Seydişehir - Konya'nın güzide ilçesi Seydişehir'de, Uludağ Caddesi'nde 33 yıldır sessiz sedasız çalışan bir sanat atölyesi, aynı zamanda geçmişe ışık tutan bir müze görevi görüyor. Burası, koltuk ve kanepe döşemeciliği yapan usta Ramazan Erkaldı'nın işyeri. Erkaldı, yarım asra yaklaşan meslek hayatında sadece mobilyaları değil, bölgenin hafızasını da yeniliyor.
"Bizden Sonra Bu Meslek Biter" Endişesi
Döşemeciliğin hiçbir zaman değerini kaybetmeyen, geçerli bir meslek olduğunu vurgulayan Ramazan Usta, sözlerini içli bir serzenişle sürdürüyor: "Son yıllarda bizim arkamızdan gelenler olmayacak. Çünkü yeni nesil bu işlere rağbet etmiyor, çırak bulamıyoruz. Bizden sonra bu meslek biter diye korkuyorum."
Ekonomik dalgalanmaların tamir ve bakım işlerini artırdığını, bu nedenle iş yoğunluğunun arttığını ifade eden Erkaldı, "Ancak yalnız başına işlere yetişmekte zorlanıyorum. Bu sanatın devam etmesi için genç eller ve hevesli zihinler lazım" diyerek adeta bir çağrıda bulunuyor.
İşyeri, Tutkuyla Kurulmuş Bir Müzeye Dönüştü
Ramazan Erkaldı'nın asıl dikkat çeken yönü, döşemeciliğin yanı sıra yıllardır sürdürdüğü tutkulu bir merakı: tarihi eşya koleksiyonculuğu. İşyerinin her köşesi, bir dönem günlük hayatın içinde yer almış, şimdi ise nadide birer antika olmuş eşyalarla dolu.
Evlerden, mutfaklardan ve pazarlardan topladığı; bakır kaplar, seramikler, eski tarım aletleri, pazarcı esnafının kullandığı ölçü aletleri ve daha niceleri... Her biri, Seydişehir ve yöresinin sosyal tarihine tanıklık etmiş parçalar. Bu eşyaları toplamak ve sergilemek onun için bir hobi değil, bir misyon.

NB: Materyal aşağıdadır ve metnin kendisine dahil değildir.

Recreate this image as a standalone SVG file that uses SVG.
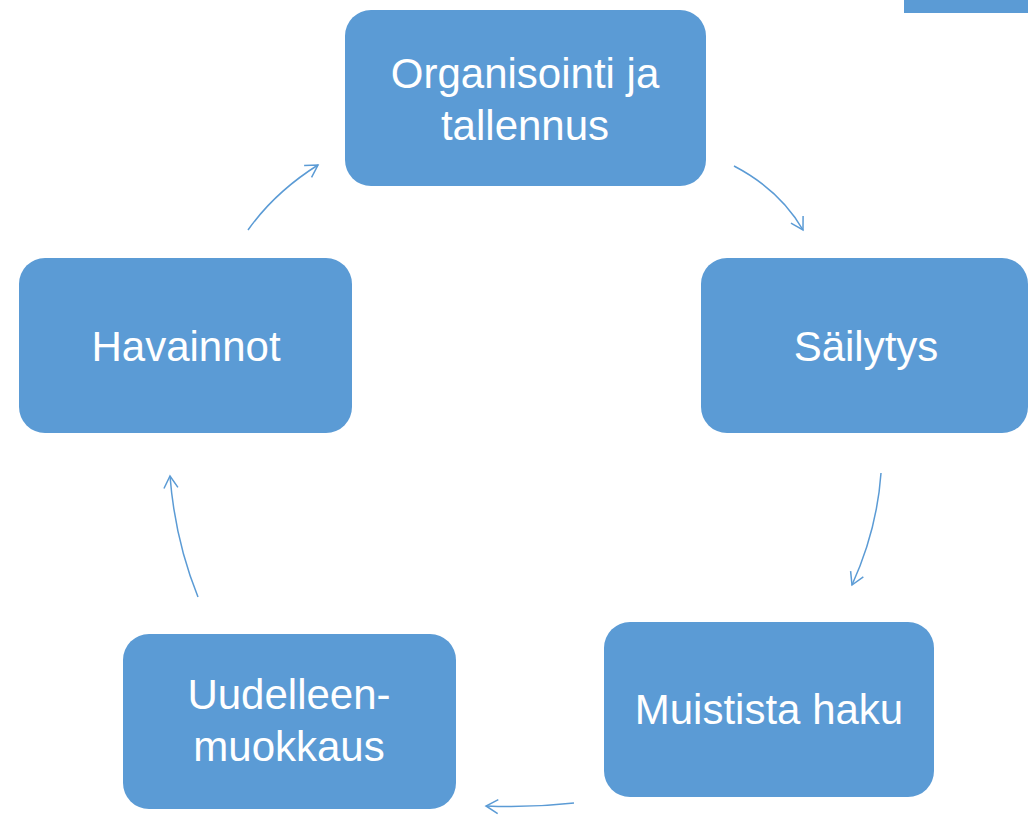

"Tarihimi Yaşatmaya Çalışıyorum"
Koleksiyonunun kendisi için paha biçilmez değerde olduğunu söyleyen Erkaldı, amacını şu sözlerle anlatıyor: "Bu benim hobim ve bunlar benim için çok kıymetli. Biz bunların ne için kullanıldığını biliyoruz ama yeni nesil bunların ne olduğunu bilmeyecek. Onun için tarihimi yaşatmaya, bu kültürü geleceğe taşımaya çalışıyorum."
İşyerine gelen müşterilerin ve meraklı ziyaretçilerin bu eşyaları hayranlıkla incelediğini belirten usta, "Bu eşyalar bize atalarımızın hikayesini anlatıyor. Merak eden herkesi bu tarihi kokuyu duymaya, gelip görmeye davet ediyorum" diye konuşuyor.
Ramazan Erkaldı, hem el emeği göz nuruyla sürdürdüğü mesleği, hem de bir kültür hazinesi haline getirdiği işyeriyle, Seydişehir'in yaşayan bir hafızası olmaya devam ediyor. Onun hikayesi, kaybolmaya yüz tutmuş meslekler ve onlarla birlikte yitip giden kültürel mirasımız adına hem bir övgü hem de düşündürücü bir hatırlatma niteliğinde.